Does the notion of “low-impact” break down, though, if humans are eventually going to use the results from these experiments to build high-impact AI?
I think the notion doesn’t break down. The low-impact AI hasn’t changed human attainable utilities by the end of the experiments. If we eventually build a high-impact AI, that seems “on us.” The low-impact AI itself hasn’t done something bad to us. I therefore think the concept I spelled out still works in this situation.
As I mentioned in the other comment, I don’t feel optimistic about actually designing these AIs via explicit low-impact objectives, though.
It seems like evaluating human AU depends on the model. There’s a “black box” sense where you can replace the human’s policy with literally anything in calculating AU for different objectives, and there’s a “transparent box” sense in which you have to choose from a distribution of predicted human behaviors.
The former is closer to what I think you mean by “hasn’t changed the humans’ AU,” but I think it’s the latter that an AI cares about when evaluating the impact of its own actions.

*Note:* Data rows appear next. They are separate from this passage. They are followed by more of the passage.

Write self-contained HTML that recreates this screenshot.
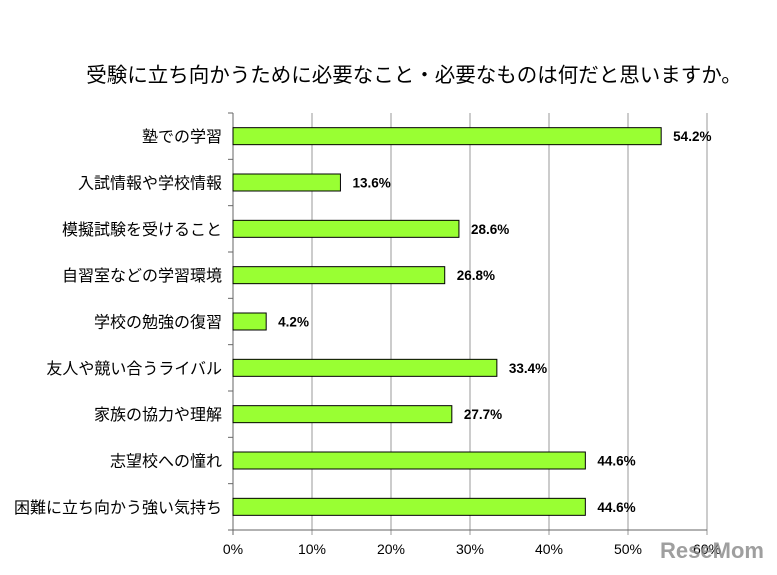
<!DOCTYPE html>
<html><head><meta charset="utf-8"><style>
body{margin:0;background:#fff;width:777px;height:570px;overflow:hidden;font-family:"Liberation Sans","Noto Sans CJK JP",sans-serif}
</style></head><body>
<svg id="chart" width="777" height="570" xmlns="http://www.w3.org/2000/svg">
<text x="414" y="82" text-anchor="middle" font-size="20.5" font-family="Liberation Sans, Noto Sans CJK JP, sans-serif" fill="#000">受験に立ち向かうために必要なこと・必要なものは何だと思いますか。</text>
<g id="grid"></g><g id="bars"></g><g id="labels"></g>
<text x="712" y="558" text-anchor="middle" font-size="22" font-weight="bold" fill="#888" opacity="0.8" font-family="Liberation Sans, sans-serif">ReseMom</text>
</svg>
<script>
const categories=["塾での学習","入試情報や学校情報","模擬試験を受けること","自習室などの学習環境","学校の勉強の復習","友人や競い合うライバル","家族の協力や理解","志望校への憧れ","困難に立ち向かう強い気持ち"];
const values=[54.2,13.6,28.6,26.8,4.2,33.4,27.7,44.6,44.6];
const ticks=[0,10,20,30,40,50,60];
const NS="http://www.w3.org/2000/svg";
const x0=233,x1=707,yTop=113,yBot=530,xMax=60;
const xs=v=>x0+(x1-x0)*v/xMax;
const band=(yBot-yTop)/categories.length;
const yc=i=>yTop+band*(i+0.5);
function mk(t,a,p){const e=document.createElementNS(NS,t);for(const k in a)e.setAttribute(k,a[k]);p.appendChild(e);return e;}
const g=document.getElementById('grid'),b=document.getElementById('bars'),l=document.getElementById('labels');
ticks.forEach(t=>{
 const ln=mk('line',{x1:xs(t),x2:xs(t),y1:yTop,y2:yBot+5,stroke:t===0?'#666':'#999','stroke-width':1},g);
 
 
 const tx=mk('text',{x:xs(t),y:554,'text-anchor':'middle','font-size':14,fill:'#000'},l);
 tx.textContent=t+'%';
 
 
});
const ax=mk('line',{x1:x0-5,x2:x1,y1:yBot,y2:yBot,stroke:'#666'},g);


for(let i=0;i<=categories.length;i++){
 const tk=mk('line',{x1:x0-5,x2:x0,y1:yTop+band*i,y2:yTop+band*i,stroke:'#666'},g);
 
 
}
categories.forEach((c,i)=>{
 const r=mk('rect',{x:x0,y:yc(i)-8.5,width:xs(values[i])-x0,height:17,fill:'#99ff33',stroke:'#000','stroke-width':1},b);
 
 
 const ct=mk('text',{x:222,y:yc(i)+6,'text-anchor':'end','font-size':16,fill:'#000'},l);
 ct.textContent=c;
 
 
 const vt=mk('text',{x:xs(values[i])+12,y:yc(i)+5,'font-size':13.5,'font-weight':'bold',fill:'#000'},l);
 vt.textContent=values[i].toFixed(1)+'%';
 
 
});
</script>
</body></html>
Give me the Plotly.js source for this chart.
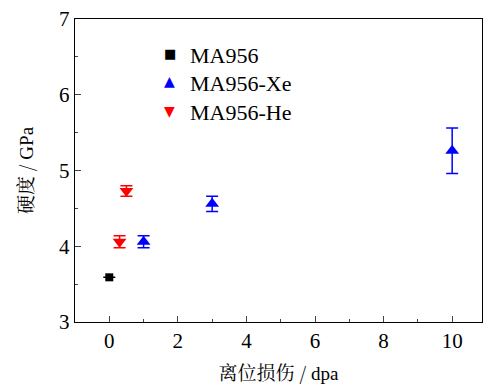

I want to clarify something.
I think the notion doesn’t break down. The low-impact AI hasn’t changed human attainable utilities by the end of the experiments. If we eventually build a high-impact AI, that seems “on us.” The low-impact AI itself hasn’t done something bad to us. I therefore think the concept I spelled out still works in this situation.
As I mentioned in the other comment, I don’t feel optimistic about actually designing these AIs via explicit low-impact objectives, though.
It seems like evaluating human AU depends on the model. There’s a “black box” sense where you can replace the human’s policy with literally anything in calculating AU for different objectives, and there’s a “transparent box” sense in which you have to choose from a distribution of predicted human behaviors.
The former is closer to what I think you mean by “hasn’t changed the humans’ AU,” but I think it’s the latter that an AI cares about when evaluating the impact of its own actions.
I’m discussing a philosophical framework for understanding low impact. I’m not prescribing how the AI actually accomplishes this.